## [REQUIREMENTS]
Omit every picture, and retype the lines that run from the beginning of the data below through the line containing "4.90, 2.32, 2.95, 3.67, 5.00, 4.60, 5.23, 5.33, 3.04, -1.10]", inclusive.

## [SUPPLIED MATERIAL]

──────

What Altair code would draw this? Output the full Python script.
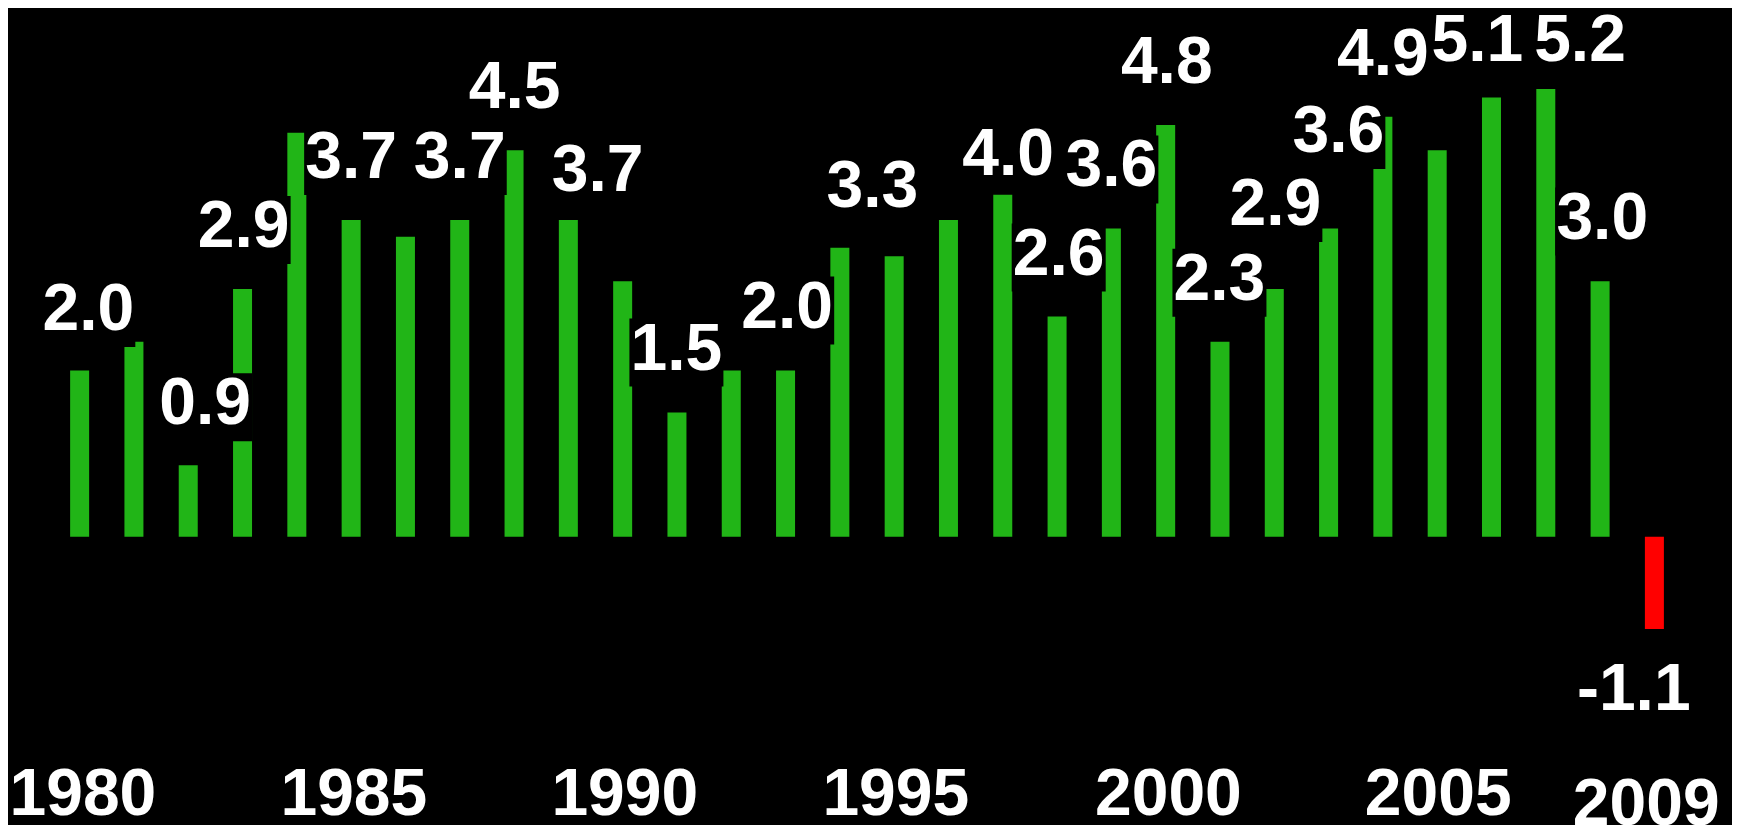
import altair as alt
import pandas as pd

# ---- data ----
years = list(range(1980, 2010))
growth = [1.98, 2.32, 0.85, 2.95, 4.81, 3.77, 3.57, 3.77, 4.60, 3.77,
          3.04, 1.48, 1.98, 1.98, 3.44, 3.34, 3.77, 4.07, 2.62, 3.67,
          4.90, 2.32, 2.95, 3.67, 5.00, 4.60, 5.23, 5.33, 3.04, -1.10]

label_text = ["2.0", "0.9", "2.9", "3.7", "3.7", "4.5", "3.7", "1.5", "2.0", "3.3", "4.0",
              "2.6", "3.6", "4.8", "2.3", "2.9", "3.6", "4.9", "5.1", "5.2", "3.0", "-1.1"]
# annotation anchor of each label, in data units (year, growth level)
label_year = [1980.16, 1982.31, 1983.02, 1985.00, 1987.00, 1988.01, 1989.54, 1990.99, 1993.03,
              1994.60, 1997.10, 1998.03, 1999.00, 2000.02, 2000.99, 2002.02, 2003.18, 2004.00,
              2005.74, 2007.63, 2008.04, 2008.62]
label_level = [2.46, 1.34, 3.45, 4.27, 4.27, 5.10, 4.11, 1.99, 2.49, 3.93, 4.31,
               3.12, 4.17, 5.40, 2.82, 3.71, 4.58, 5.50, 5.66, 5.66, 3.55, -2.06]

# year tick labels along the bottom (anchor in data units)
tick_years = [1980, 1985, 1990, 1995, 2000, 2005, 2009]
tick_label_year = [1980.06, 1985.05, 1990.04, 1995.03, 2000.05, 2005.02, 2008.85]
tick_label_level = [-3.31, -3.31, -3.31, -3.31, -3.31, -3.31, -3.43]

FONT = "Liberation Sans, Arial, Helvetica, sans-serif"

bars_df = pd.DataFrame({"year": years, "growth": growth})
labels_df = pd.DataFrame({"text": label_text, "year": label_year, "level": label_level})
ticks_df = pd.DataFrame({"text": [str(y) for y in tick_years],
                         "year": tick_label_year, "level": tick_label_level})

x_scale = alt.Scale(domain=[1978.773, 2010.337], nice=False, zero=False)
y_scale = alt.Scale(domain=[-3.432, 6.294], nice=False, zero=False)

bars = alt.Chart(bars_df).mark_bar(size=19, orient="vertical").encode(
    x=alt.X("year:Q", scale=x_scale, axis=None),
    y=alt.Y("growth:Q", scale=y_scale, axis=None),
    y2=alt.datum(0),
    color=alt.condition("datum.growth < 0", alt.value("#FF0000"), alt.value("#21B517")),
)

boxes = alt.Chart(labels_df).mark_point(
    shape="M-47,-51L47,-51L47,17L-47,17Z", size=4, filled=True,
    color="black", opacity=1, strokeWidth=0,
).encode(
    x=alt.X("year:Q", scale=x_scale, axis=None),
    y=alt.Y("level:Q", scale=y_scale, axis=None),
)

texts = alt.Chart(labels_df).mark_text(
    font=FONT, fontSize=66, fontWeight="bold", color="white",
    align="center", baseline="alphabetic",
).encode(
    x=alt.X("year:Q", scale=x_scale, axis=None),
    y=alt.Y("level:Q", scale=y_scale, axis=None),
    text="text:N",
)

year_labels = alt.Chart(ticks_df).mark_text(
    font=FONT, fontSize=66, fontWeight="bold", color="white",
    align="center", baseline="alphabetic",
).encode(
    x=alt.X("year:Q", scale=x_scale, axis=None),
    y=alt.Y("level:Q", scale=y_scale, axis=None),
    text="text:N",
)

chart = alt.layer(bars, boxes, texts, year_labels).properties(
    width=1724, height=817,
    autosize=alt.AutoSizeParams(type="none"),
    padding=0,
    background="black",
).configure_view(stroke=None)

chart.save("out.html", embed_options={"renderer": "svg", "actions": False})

──────

## [FULL OUTPUT]
What Altair code would draw this? Output the full Python script.
import altair as alt
import pandas as pd

# ---- data ----
years = list(range(1980, 2010))
growth = [1.98, 2.32, 0.85, 2.95, 4.81, 3.77, 3.57, 3.77, 4.60, 3.77,
          3.04, 1.48, 1.98, 1.98, 3.44, 3.34, 3.77, 4.07, 2.62, 3.67,
          4.90, 2.32, 2.95, 3.67, 5.00, 4.60, 5.23, 5.33, 3.04, -1.10]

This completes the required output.